14. The method of claim 10, wherein the step of disposing a flex portion further comprises disposing a plurality of flex portions.

15. The method of claim 10, wherein the step of providing a hollow tube further comprises:

providing a hollow tube having a first section and a second section with the second section attached to the first section, and with the first end formed on the first section and the second end formed on the second section; and

wherein the step of disposing a flex portion further comprises integrally forming the flex portion as an integral component of the first section.

16. The method of claim 10, wherein the step of fabricating a deployment tool further comprises forming an interior annular bevel portion on the second end of the tube.

17. The method of claim 10, wherein the step of fabricating a deployment tool further comprises forming a generally spherical end portion on the second end of the tube.

18. The method of claim 10, wherein the step of providing a hollow tube further comprises:

providing a hollow tube having a first section, a second section, and a third section, with the first section attached to the second section and the second section attached to the third section, and with the first end formed on the first section and the second end formed on the third section; and

wherein the step of disposing a flex portion further comprises:

integrally forming a first flex portion as an integral component of the first section; and

integrally forming a second flex portion as an integral component of the third section.

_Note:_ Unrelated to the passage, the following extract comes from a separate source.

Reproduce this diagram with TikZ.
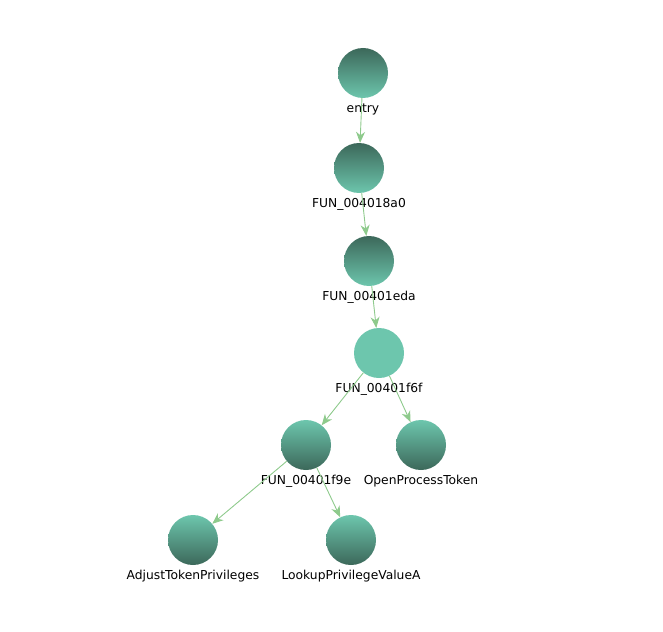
\documentclass[tikz,border=0pt]{standalone}
\usepackage{fontspec}
\setmainfont{DejaVu Sans}
\usepackage{tikz}
\usetikzlibrary{arrows.meta}

\definecolor{fnlight}{RGB}{109,198,173}
\definecolor{fndark}{RGB}{60,104,90}
\definecolor{calledge}{RGB}{142,202,140}

\tikzset{
	fn/.style={circle, minimum size=50pt, inner sep=0pt, draw=none,
		label={[font=\fontsize{12.3}{14}\selectfont, inner sep=1.5pt, label distance=3.5pt]below:#1}},
	fntop/.style={fn=#1, top color=fndark, middle color=fnlight, bottom color=fnlight},
	fnflat/.style={fn=#1, fill=fnlight},
	fnbot/.style={fn=#1, top color=fnlight, middle color=fnlight, bottom color=fndark},
	call/.style={draw=calledge, line width=0.9pt, -{Stealth[length=11pt, width=9pt, inset=3.5pt]}},
}

\begin{document}
\begin{tikzpicture}[x=1pt, y=-1pt]
	\useasboundingbox (0,0) rectangle (663,631);
	\node [fntop=entry] (entry) at (363,73) {};
	\node [fntop=FUN\_004018a0] (f18a0) at (359,168) {};
	\node [fntop=FUN\_00401eda] (f1eda) at (369,261) {};
	\node [fnflat=FUN\_00401f6f] (f1f6f) at (379,353) {};
	\node [fnbot=FUN\_00401f9e] (f1f9e) at (306,445) {};
	\node [fnbot=OpenProcessToken] (opt) at (421,445) {};
	\node [fnbot=AdjustTokenPrivileges] (atp) at (193,540) {};
	\node [fnbot=LookupPrivilegeValueA] (lpv) at (351,540) {};
	%
	\draw [call] (entry) -- (f18a0);
	\draw [call] (f18a0) -- (f1eda);
	\draw [call] (f1eda) -- (f1f6f);
	\draw [call] (f1f6f) -- (f1f9e);
	\draw [call] (f1f6f) -- (opt);
	\draw [call] (f1f9e) -- (atp);
	\draw [call] (f1f9e) -- (lpv);
\end{tikzpicture}
\end{document}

19. A deployment tool for communicating a well tool between a first wellbore and a second wellbore connected to and extending at an angle from the first wellbore, the deployment tool comprising:

a tube having a first end and a second end;

at least one flex portion disposed intermediate the first end and second end to allow for angular deflection of the second end with respect to the first end;

a locking device attached to the first end of the tube including means for releasably securing the first end of the tube at a selected location in the first wellbore; and

the tube having a length selected to allow the second end to extend into a portion of the second wellbore when the first end is releasably secured at the selected location in the first wellbore.

20. The deployment tool of claim 19 further comprising:

the tube having a generally uniform outside diameter, a longitudinal axis extending therethrough;

the flex portion having a plurality of slots with each slot extending radially through a portion of the exterior surface and the interior surface of the tube.

21. The deployment tool of claim 20 further comprising each slot aligned at an angle of approximately ninety degrees relative to the longitudinal axis.